*Stated exercise:*
Every entry that follows should be repeated exactly; drop the images.

*Data lines:*
************
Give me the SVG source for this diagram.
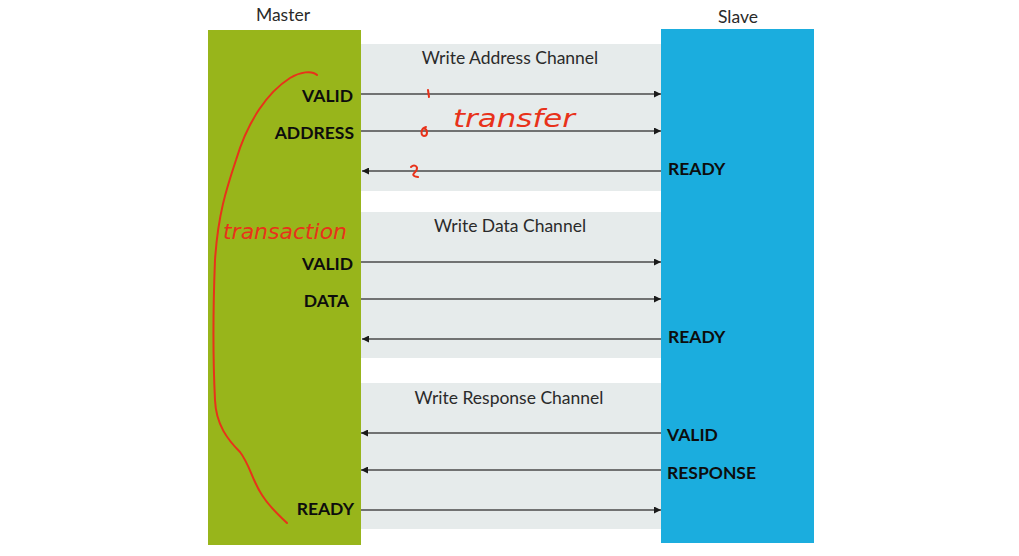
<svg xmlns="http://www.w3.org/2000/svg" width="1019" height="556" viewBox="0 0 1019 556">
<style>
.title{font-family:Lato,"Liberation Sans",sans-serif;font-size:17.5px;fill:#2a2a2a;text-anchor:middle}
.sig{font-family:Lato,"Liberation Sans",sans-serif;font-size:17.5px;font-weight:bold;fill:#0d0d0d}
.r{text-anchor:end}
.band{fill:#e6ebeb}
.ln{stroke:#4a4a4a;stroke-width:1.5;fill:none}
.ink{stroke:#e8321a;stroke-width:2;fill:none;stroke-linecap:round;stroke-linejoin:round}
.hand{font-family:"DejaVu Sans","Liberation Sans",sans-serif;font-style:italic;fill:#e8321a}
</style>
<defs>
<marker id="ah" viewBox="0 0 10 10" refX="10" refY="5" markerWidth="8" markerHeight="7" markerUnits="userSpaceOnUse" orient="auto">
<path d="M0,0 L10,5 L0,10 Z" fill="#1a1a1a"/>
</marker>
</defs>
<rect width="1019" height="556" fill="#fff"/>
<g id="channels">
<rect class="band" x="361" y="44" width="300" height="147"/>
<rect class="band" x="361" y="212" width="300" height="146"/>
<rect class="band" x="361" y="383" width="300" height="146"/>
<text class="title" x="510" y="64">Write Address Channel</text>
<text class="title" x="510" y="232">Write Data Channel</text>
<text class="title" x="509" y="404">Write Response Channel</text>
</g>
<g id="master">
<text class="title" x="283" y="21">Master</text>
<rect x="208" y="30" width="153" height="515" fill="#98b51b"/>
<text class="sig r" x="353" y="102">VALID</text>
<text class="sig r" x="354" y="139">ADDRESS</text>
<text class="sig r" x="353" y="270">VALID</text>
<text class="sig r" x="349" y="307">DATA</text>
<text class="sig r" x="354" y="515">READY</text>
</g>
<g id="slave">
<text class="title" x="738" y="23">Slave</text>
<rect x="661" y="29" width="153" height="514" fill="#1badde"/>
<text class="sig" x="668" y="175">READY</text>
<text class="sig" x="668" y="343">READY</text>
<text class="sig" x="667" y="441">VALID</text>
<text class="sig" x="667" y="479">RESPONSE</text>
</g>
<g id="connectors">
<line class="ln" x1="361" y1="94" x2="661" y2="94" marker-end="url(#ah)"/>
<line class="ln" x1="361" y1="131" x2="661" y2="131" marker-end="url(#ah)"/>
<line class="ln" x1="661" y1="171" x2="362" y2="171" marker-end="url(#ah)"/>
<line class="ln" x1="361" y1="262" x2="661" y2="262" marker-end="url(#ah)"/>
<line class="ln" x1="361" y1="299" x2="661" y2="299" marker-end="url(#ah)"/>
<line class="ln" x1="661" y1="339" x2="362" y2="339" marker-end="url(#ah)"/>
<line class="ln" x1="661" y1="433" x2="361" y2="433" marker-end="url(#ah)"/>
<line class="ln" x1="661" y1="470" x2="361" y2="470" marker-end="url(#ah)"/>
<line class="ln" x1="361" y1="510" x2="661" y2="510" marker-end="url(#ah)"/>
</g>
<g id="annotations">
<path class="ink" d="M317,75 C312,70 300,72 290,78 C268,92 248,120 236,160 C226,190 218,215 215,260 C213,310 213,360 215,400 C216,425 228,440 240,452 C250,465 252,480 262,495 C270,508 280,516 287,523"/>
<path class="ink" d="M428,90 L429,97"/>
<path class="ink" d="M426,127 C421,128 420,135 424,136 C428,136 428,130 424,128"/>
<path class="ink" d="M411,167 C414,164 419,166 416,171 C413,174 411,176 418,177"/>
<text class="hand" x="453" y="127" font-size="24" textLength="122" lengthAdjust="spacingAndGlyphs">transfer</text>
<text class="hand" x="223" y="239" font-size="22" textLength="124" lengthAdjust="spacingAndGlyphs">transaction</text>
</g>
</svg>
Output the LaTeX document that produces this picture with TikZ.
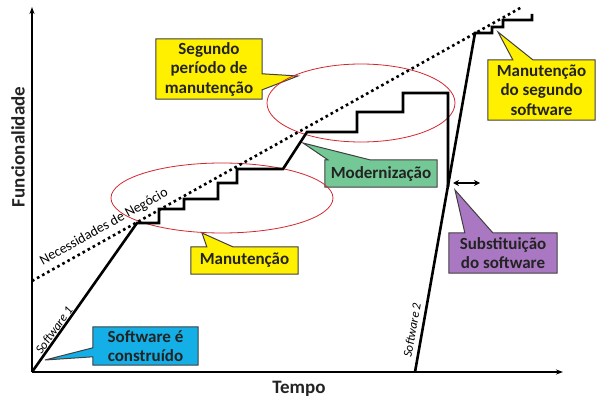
************
*Response to this task:*
Give me the SVG source for this diagram.
<svg xmlns="http://www.w3.org/2000/svg" width="1019" height="556" viewBox="0 0 1019 556">
<style>
.title{font-family:Lato,"Liberation Sans",sans-serif;font-size:17.5px;fill:#2a2a2a;text-anchor:middle}
.sig{font-family:Lato,"Liberation Sans",sans-serif;font-size:17.5px;font-weight:bold;fill:#0d0d0d}
.r{text-anchor:end}
.band{fill:#e6ebeb}
.ln{stroke:#4a4a4a;stroke-width:1.5;fill:none}
.ink{stroke:#e8321a;stroke-width:2;fill:none;stroke-linecap:round;stroke-linejoin:round}
.hand{font-family:"DejaVu Sans","Liberation Sans",sans-serif;font-style:italic;fill:#e8321a}
</style>
<defs>
<marker id="ah" viewBox="0 0 10 10" refX="10" refY="5" markerWidth="8" markerHeight="7" markerUnits="userSpaceOnUse" orient="auto">
<path d="M0,0 L10,5 L0,10 Z" fill="#1a1a1a"/>
</marker>
</defs>
<rect width="1019" height="556" fill="#fff"/>
<g id="channels">
<rect class="band" x="361" y="44" width="300" height="147"/>
<rect class="band" x="361" y="212" width="300" height="146"/>
<rect class="band" x="361" y="383" width="300" height="146"/>
<text class="title" x="510" y="64">Write Address Channel</text>
<text class="title" x="510" y="232">Write Data Channel</text>
<text class="title" x="509" y="404">Write Response Channel</text>
</g>
<g id="master">
<text class="title" x="283" y="21">Master</text>
<rect x="208" y="30" width="153" height="515" fill="#98b51b"/>
<text class="sig r" x="353" y="102">VALID</text>
<text class="sig r" x="354" y="139">ADDRESS</text>
<text class="sig r" x="353" y="270">VALID</text>
<text class="sig r" x="349" y="307">DATA</text>
<text class="sig r" x="354" y="515">READY</text>
</g>
<g id="slave">
<text class="title" x="738" y="23">Slave</text>
<rect x="661" y="29" width="153" height="514" fill="#1badde"/>
<text class="sig" x="668" y="175">READY</text>
<text class="sig" x="668" y="343">READY</text>
<text class="sig" x="667" y="441">VALID</text>
<text class="sig" x="667" y="479">RESPONSE</text>
</g>
<g id="connectors">
<line class="ln" x1="361" y1="94" x2="661" y2="94" marker-end="url(#ah)"/>
<line class="ln" x1="361" y1="131" x2="661" y2="131" marker-end="url(#ah)"/>
<line class="ln" x1="661" y1="171" x2="362" y2="171" marker-end="url(#ah)"/>
<line class="ln" x1="361" y1="262" x2="661" y2="262" marker-end="url(#ah)"/>
<line class="ln" x1="361" y1="299" x2="661" y2="299" marker-end="url(#ah)"/>
<line class="ln" x1="661" y1="339" x2="362" y2="339" marker-end="url(#ah)"/>
<line class="ln" x1="661" y1="433" x2="361" y2="433" marker-end="url(#ah)"/>
<line class="ln" x1="661" y1="470" x2="361" y2="470" marker-end="url(#ah)"/>
<line class="ln" x1="361" y1="510" x2="661" y2="510" marker-end="url(#ah)"/>
</g>
<g id="annotations">
<path class="ink" d="M317,75 C312,70 300,72 290,78 C268,92 248,120 236,160 C226,190 218,215 215,260 C213,310 213,360 215,400 C216,425 228,440 240,452 C250,465 252,480 262,495 C270,508 280,516 287,523"/>
<path class="ink" d="M428,90 L429,97"/>
<path class="ink" d="M426,127 C421,128 420,135 424,136 C428,136 428,130 424,128"/>
<path class="ink" d="M411,167 C414,164 419,166 416,171 C413,174 411,176 418,177"/>
<text class="hand" x="453" y="127" font-size="24" textLength="122" lengthAdjust="spacingAndGlyphs">transfer</text>
<text class="hand" x="223" y="239" font-size="22" textLength="124" lengthAdjust="spacingAndGlyphs">transaction</text>
</g>
</svg>
Output the LaTeX document that produces this picture with TikZ.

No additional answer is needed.